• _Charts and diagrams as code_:
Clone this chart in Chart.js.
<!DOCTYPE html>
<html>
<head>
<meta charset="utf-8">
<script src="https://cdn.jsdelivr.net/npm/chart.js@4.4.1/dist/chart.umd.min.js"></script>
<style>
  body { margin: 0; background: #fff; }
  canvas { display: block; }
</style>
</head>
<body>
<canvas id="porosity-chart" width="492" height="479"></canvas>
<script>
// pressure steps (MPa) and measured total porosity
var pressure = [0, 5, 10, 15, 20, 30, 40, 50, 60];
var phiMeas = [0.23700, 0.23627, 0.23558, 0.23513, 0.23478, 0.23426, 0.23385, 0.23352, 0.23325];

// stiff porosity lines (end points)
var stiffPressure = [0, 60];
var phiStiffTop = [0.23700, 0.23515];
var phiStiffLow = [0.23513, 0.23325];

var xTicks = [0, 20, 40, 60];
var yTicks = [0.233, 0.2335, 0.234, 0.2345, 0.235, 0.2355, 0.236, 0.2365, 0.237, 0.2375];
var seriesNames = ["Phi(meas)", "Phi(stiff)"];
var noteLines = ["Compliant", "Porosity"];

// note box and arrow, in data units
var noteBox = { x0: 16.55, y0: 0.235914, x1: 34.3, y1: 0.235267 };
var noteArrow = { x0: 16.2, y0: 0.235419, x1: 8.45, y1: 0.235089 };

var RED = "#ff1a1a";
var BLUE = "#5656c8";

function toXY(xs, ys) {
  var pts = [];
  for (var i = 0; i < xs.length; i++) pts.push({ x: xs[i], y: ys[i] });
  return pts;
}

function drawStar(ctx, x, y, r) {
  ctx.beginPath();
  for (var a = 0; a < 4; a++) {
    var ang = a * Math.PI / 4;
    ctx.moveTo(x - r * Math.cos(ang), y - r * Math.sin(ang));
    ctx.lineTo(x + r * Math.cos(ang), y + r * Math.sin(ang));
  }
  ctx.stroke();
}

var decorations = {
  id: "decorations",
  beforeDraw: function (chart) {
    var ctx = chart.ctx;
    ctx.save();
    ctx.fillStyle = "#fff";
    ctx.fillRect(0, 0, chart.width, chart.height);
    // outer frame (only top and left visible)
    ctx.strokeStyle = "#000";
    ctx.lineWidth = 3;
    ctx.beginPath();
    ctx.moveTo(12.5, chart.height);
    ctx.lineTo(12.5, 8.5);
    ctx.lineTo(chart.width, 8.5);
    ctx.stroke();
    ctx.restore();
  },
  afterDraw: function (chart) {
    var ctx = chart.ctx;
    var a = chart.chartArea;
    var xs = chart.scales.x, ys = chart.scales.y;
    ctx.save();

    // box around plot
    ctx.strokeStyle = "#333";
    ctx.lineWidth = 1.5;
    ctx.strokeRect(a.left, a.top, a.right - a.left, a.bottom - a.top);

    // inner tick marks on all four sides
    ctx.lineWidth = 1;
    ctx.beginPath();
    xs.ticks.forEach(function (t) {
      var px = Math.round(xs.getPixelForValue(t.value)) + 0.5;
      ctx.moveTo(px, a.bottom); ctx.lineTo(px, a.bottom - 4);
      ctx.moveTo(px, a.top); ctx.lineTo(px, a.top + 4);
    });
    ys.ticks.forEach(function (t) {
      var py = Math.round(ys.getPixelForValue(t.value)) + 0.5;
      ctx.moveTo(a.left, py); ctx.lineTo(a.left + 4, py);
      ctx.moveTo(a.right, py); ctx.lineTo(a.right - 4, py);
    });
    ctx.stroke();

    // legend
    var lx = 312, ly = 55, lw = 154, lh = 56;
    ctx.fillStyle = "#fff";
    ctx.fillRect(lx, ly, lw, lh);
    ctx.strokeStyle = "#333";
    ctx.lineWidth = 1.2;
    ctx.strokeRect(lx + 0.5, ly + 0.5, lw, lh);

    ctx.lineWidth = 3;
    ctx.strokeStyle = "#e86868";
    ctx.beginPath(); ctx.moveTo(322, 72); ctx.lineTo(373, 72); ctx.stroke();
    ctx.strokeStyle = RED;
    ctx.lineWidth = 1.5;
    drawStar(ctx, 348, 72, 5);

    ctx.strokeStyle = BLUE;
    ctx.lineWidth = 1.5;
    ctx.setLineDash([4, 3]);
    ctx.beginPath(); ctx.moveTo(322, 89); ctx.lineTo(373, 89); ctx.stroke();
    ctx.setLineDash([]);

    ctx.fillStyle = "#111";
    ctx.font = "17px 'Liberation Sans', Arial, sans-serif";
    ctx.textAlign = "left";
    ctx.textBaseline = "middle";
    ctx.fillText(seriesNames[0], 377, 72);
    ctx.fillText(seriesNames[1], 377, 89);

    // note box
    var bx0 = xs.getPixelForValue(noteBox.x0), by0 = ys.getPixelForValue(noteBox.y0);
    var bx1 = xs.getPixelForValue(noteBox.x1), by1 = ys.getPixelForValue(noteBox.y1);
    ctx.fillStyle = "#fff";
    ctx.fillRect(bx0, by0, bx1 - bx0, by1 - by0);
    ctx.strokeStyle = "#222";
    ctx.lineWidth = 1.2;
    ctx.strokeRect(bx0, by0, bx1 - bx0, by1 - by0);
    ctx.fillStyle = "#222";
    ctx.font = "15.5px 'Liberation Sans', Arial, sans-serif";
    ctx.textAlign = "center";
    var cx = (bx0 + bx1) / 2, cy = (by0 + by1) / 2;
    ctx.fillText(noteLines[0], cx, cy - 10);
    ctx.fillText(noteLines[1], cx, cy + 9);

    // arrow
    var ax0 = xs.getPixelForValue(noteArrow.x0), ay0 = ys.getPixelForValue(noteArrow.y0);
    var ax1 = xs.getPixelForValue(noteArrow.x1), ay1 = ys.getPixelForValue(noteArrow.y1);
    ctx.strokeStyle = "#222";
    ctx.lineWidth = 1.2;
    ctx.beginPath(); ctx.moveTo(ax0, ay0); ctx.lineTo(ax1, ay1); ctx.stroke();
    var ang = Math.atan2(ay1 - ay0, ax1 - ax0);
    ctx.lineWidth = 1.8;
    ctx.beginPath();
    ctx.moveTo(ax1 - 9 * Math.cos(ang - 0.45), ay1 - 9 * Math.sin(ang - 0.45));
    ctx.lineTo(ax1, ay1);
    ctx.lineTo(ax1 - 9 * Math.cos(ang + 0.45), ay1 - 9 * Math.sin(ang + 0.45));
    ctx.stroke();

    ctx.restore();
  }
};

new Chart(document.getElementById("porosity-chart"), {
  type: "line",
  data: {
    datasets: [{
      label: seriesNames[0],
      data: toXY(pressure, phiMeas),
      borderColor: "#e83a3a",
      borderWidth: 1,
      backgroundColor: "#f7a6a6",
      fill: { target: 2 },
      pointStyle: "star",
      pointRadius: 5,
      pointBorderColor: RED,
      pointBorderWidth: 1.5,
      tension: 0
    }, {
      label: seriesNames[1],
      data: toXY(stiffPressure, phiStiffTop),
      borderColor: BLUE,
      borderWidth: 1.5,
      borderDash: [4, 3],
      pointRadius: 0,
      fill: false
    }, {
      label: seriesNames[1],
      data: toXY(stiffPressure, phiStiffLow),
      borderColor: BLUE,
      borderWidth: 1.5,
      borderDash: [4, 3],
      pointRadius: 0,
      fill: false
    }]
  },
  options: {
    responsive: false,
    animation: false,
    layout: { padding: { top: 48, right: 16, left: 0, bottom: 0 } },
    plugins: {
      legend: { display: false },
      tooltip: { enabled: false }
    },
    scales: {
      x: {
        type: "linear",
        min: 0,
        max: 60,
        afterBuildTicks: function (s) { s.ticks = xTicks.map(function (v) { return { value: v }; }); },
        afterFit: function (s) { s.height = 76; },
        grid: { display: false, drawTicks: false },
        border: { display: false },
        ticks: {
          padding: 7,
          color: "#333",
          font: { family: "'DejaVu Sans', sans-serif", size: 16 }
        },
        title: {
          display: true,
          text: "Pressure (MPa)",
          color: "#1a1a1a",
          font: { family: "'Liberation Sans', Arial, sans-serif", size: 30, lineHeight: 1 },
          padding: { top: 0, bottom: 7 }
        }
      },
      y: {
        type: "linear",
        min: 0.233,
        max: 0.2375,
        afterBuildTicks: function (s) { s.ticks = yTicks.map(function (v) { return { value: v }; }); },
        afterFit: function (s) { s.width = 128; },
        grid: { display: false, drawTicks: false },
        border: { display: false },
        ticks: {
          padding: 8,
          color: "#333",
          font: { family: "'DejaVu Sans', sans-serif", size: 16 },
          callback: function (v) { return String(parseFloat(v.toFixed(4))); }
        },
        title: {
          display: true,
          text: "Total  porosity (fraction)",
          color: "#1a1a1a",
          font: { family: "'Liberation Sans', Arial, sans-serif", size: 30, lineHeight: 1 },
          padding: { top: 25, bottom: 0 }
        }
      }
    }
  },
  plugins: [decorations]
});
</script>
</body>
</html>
...
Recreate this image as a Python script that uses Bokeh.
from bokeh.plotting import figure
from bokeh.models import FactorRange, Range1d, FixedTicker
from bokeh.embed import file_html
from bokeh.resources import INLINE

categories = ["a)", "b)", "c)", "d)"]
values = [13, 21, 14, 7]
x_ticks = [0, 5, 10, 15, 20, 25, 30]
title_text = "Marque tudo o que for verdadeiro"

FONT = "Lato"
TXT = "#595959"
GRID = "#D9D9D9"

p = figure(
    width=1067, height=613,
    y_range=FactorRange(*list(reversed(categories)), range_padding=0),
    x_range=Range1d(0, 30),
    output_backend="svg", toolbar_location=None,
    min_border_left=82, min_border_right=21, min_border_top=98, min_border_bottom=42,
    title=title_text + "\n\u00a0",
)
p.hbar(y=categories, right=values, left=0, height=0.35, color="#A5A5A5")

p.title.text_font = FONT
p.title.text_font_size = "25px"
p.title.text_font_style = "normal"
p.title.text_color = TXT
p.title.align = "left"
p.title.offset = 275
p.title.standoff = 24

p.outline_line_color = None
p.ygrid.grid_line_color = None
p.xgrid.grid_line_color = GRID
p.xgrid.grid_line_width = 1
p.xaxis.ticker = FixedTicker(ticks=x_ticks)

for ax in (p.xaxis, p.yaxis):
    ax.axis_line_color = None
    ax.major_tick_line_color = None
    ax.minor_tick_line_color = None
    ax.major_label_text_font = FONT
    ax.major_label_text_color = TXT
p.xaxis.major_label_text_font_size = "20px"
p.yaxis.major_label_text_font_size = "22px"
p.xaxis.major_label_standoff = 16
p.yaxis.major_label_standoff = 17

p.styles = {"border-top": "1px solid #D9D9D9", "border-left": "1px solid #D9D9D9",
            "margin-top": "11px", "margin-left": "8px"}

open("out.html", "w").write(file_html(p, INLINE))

• _Your instructions_:
Out of the data above, set down the lines from the one with "Recreate this image" to the one with "p.title.standoff = 24", both included, exactly as written and with no additions.

• _Answer in full_:
Recreate this image as a Python script that uses Bokeh.
from bokeh.plotting import figure
from bokeh.models import FactorRange, Range1d, FixedTicker
from bokeh.embed import file_html
from bokeh.resources import INLINE

categories = ["a)", "b)", "c)", "d)"]
values = [13, 21, 14, 7]
x_ticks = [0, 5, 10, 15, 20, 25, 30]
title_text = "Marque tudo o que for verdadeiro"

FONT = "Lato"
TXT = "#595959"
GRID = "#D9D9D9"

p = figure(
    width=1067, height=613,
    y_range=FactorRange(*list(reversed(categories)), range_padding=0),
    x_range=Range1d(0, 30),
    output_backend="svg", toolbar_location=None,
    min_border_left=82, min_border_right=21, min_border_top=98, min_border_bottom=42,
    title=title_text + "\n\u00a0",
)
p.hbar(y=categories, right=values, left=0, height=0.35, color="#A5A5A5")

p.title.text_font = FONT
p.title.text_font_size = "25px"
p.title.text_font_style = "normal"
p.title.text_color = TXT
p.title.align = "left"
p.title.offset = 275
p.title.standoff = 24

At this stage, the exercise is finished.